These physical, social and economic environments are in flux. To successfully endure them requires an adaptable and shared instruction booklet. This is as true today as it was for the first peoples who crossed from South America to T&T 7-12,000 years ago. In ideological terms culture is the goggles through which we view the world. The logic and myths that give our worldviews cohesiveness and structure through cultural institutions like religion and common sense.
Culture, then, is a phenomenon that functions on multiple levels. It can be read like a textual manual. It is nomadic, like the places our wandering minds must travel to and from each day. And it is fluid, like the multiple identities we switch between, depending on the behavioural roles we need to perform.
This varied anthropological description is different from the mainstream definition used in popular culture and by many politicians and business people. For those who put culture to work, culture is a bounded entity, with a checklist of features, a phenomenon enduring and timeless. It is authentic, stable, and ready to be consumed.
This old idea of culture as fixed and enduring, is a colonial idea. It is logic of hierarchal thinking. And with hindsight it is easy to see how such an idea was used to classify and subjugate different peoples into a racist taxonomy. Nonetheless, this idea of culture is still an attractive description for many. The most obvious example of this is when people talk about culture as tradition in need of protection.
Yes, we all need a foundation in our cultural history and it is a reasonable assumption that these traditions should be recorded and documented. Yet to think that traditions remain the same goes against a mountain of anthropological evidence. For example, our religions, our languages, our customs—none are the same as they were in their original place of creation and departure.
Obviously the point is not to dismiss the cultural lessons from the past and who we once were. There is much solidarity and community to be gained from sharing in the lives and ways that have gone before us. Not to mention the lessons needed to live successfully in the world come from those generations before our own. Yet, to hold on to the past, as the way to live in the future is not only difficult in a world of changing environments, it isn’t sensible.
A clear example of this problem can be made when we look at the shortfalls of our political culture. We may have inherited a new set of tools and knowledge in the transition from colony to nation; however, we also inherited old political institutions, class relations and political traditions that have not changed greatly in 50 years.
As every government has come and gone the masses are left disappointed with the many problems we have always had. A set of rules for some and another set of rules for the rest; accusations and investigations of corruption and nepotism too numerous to recount; a blame game that never ends. And a political class that looks everywhere but at itself and its culture for the root causes of our broken system.
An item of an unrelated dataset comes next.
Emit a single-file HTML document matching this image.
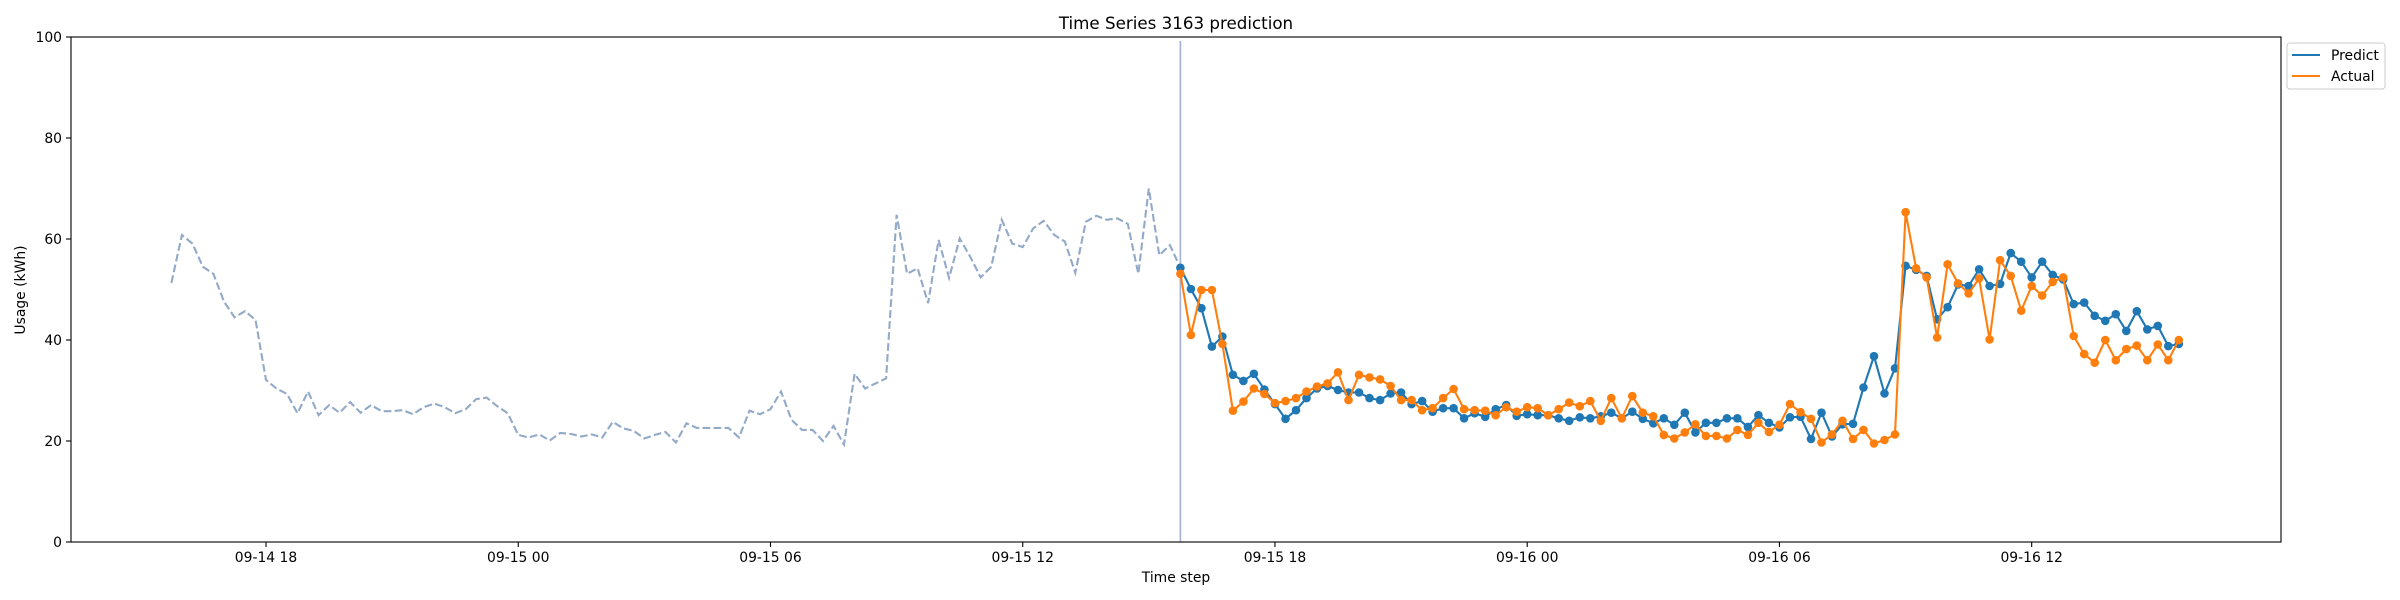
<!DOCTYPE html>
<html><head><meta charset="utf-8"><style>
html,body{margin:0;padding:0;background:#fff;}
svg{display:block;font-family:"DejaVu Sans","Liberation Sans",sans-serif;}
</style></head><body>
<svg id="chart" width="2400" height="600" viewBox="0 0 2400 600" xmlns="http://www.w3.org/2000/svg">
<rect x="0" y="0" width="2400" height="600" fill="#fff"/>
<text x="1176" y="29" font-size="16.7" text-anchor="middle" fill="#000">Time Series 3163 prediction</text>
<g id="plot"></g>
<rect x="71" y="37" width="2210" height="505" fill="none" stroke="#000" stroke-width="1.1"/>
<text x="1176" y="582" font-size="13.9" text-anchor="middle">Time step</text>
<text transform="translate(25,290) rotate(-90)" font-size="13.9" text-anchor="middle">Usage (kWh)</text>
<g>
<rect x="2287" y="43" width="98" height="46" rx="3" fill="#fff" stroke="#ccc" stroke-width="1"/>
<line x1="2292" y1="55" x2="2320" y2="55" stroke="#1f77b4" stroke-width="2.1"/>
<text x="2331" y="60" font-size="13.9">Predict</text>
<line x1="2292" y1="76" x2="2320" y2="76" stroke="#ff7f0e" stroke-width="2.1"/>
<text x="2331" y="81" font-size="13.9">Actual</text>
</g>
</svg>
<script>
const yTicks=[0,20,40,60,80,100];
const xTickHours=[0,6,12,18,24,30,36,42];
const xTickLabels=["09-14 18","09-15 00","09-15 06","09-15 12","09-15 18","09-16 00","09-16 06","09-16 12"];
const historyStartHour=-2.25;
const forecastStartHour=21.75;
const stepHours=0.25;
const history=[51.3,60.8,59.1,54.5,53.1,47.6,44.5,45.7,44.0,32.1,30.4,29.3,25.5,29.8,25.1,27.1,25.6,27.7,25.6,27.1,25.9,25.9,26.1,25.3,26.7,27.4,26.7,25.5,26.3,28.3,28.6,26.9,25.5,
21.2,20.7,21.3,20.1,21.6,21.4,20.9,21.3,20.7,23.8,22.5,22.0,20.5,21.2,21.8,19.7,23.5,22.6,22.6,22.6,22.6,20.7,26.0,25.3,26.3,29.8,24.2,22.2,22.2,20.0,23.0,19.3,
33.3,30.4,31.4,32.4,64.8,53.1,54.2,47.3,59.8,52.3,60.1,56.5,52.4,54.5,63.8,59.1,58.4,62.1,63.6,60.8,59.5,53.3,63.4,64.6,63.8,64.1,63.0,53.1,70.0,56.8,58.8,54.3];
const predict=[54.3,50.1,46.3,38.7,40.7,33.1,31.9,33.3,30.2,27.3,24.4,26.1,28.5,30.4,30.9,30.1,29.6,29.6,28.5,28.1,29.4,29.6,27.3,27.9,25.8,26.5,26.5,24.5,25.5,24.8,26.3,27.1,
25.0,25.3,25.1,25.1,24.5,24.0,24.7,24.5,24.9,25.6,24.5,25.8,24.4,23.5,24.5,23.2,25.6,21.7,23.6,23.6,24.5,24.5,22.8,25.1,23.6,22.7,24.7,24.8,20.4,25.6,20.9,23.3,23.4,
30.6,36.8,29.4,34.4,54.7,53.9,52.7,44.1,46.5,51.0,50.7,54.0,50.7,51.1,57.2,55.5,52.4,55.5,52.9,52.0,47.1,47.4,44.8,43.8,45.1,41.8,45.7,42.1,42.8,38.8,39.2];
const actual=[53.1,41.0,49.9,49.9,39.2,26.0,27.8,30.4,29.3,27.5,27.9,28.5,29.8,30.8,31.4,33.6,28.1,33.1,32.6,32.2,30.9,28.1,28.1,26.1,26.5,28.5,30.3,26.3,26.1,26.0,25.1,26.7,
25.8,26.7,26.5,25.1,26.3,27.6,26.9,27.9,24.0,28.5,24.5,28.9,25.6,24.9,21.2,20.5,21.7,23.3,21.0,21.0,20.5,22.2,21.2,23.6,21.8,23.2,27.3,25.7,24.4,19.7,21.3,24.0,20.4,
22.2,19.5,20.2,21.3,65.3,54.2,52.4,40.5,55.0,51.2,49.2,52.2,40.1,55.8,52.7,45.8,50.7,48.8,51.5,52.4,40.8,37.2,35.5,40.0,36.0,38.2,38.9,36.0,39.1,36.0,40.0];

const NS="http://www.w3.org/2000/svg";
const X0=71,X1=2281,Y0=37,Y1=542;
function xScale(h){return 266+h*42.04;}
function yScale(v){return Y1-(v/100)*(Y1-Y0);}
const g=document.getElementById('plot');
function mk(tag,attrs,parent){const e=document.createElementNS(NS,tag);for(const k in attrs)e.setAttribute(k,attrs[k]);(parent||g).appendChild(e);return e;}

// y ticks
yTicks.forEach(v=>{
  const y=yScale(v);
  const t=mk('line',{x1:X0-5,x2:X0,y1:y,y2:y,stroke:'#000','stroke-width':1.1});
  
  
  const l=mk('text',{x:X0-9,y:y+5,'font-size':13.9,'text-anchor':'end'});
  l.textContent=v;
  
  
});
// x ticks
xTickHours.forEach((h,i)=>{
  const x=xScale(h);
  const t=mk('line',{x1:x,x2:x,y1:Y1,y2:Y1+5,stroke:'#000','stroke-width':1.1});
  
  
  const l=mk('text',{x:x,y:562,'font-size':13.9,'text-anchor':'middle'});
  l.textContent=xTickLabels[i];
  
  
});
// history
const hp=history.map((v,i)=>xScale(historyStartHour+i*stepHours).toFixed(1)+','+yScale(v).toFixed(1)).join(' ');
const hl=mk('polyline',{points:hp,fill:'none',stroke:'#92a9c8','stroke-width':2.1,'stroke-dasharray':'7.7,3.3'});


// vertical forecast-start line
const vx=xScale(forecastStartHour);
const vl=mk('line',{x1:vx,x2:vx,y1:41,y2:Y1,stroke:'#a3b1d6','stroke-width':1.6});


function series(data,color,name){
  const pts=data.map((v,i)=>[xScale(forecastStartHour+i*stepHours),yScale(v)]);
  const pl=mk('polyline',{points:pts.map(p=>p[0].toFixed(1)+','+p[1].toFixed(1)).join(' '),fill:'none',stroke:color,'stroke-width':2.1});
  
  
  pts.forEach(p=>{
    const c=mk('circle',{cx:p[0].toFixed(1),cy:p[1].toFixed(1),r:4.3,fill:color});
    
    
  });
}
series(predict,'#1f77b4','predict');
series(actual,'#ff7f0e','actual');
</script>
</body></html>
When in power a government blames the policies of the previous administration. When in opposition they blame the current government. Neither is ever willing to accept that the political culture itself is to blame. This political tradition could go on forever if we let it. The problem then isn’t the PNM or the PP or any other local political acronym. The problem is our culture of politics itself and its resistance to change.
According to Marx, social revolution depends on the resolution of contradictions between the fundamental class groups. While we are waiting to see if he is right there are simple steps that could be taken to get us out of our political paralysis. It would be nice to think the PM’s firing of Volney is a step toward this new political culture. Yet the distinct feeling expressed by Italian political philosopher Antonio Gramsci remains. Our “crisis lies in the fact that the old is dying and the new cannot be born.”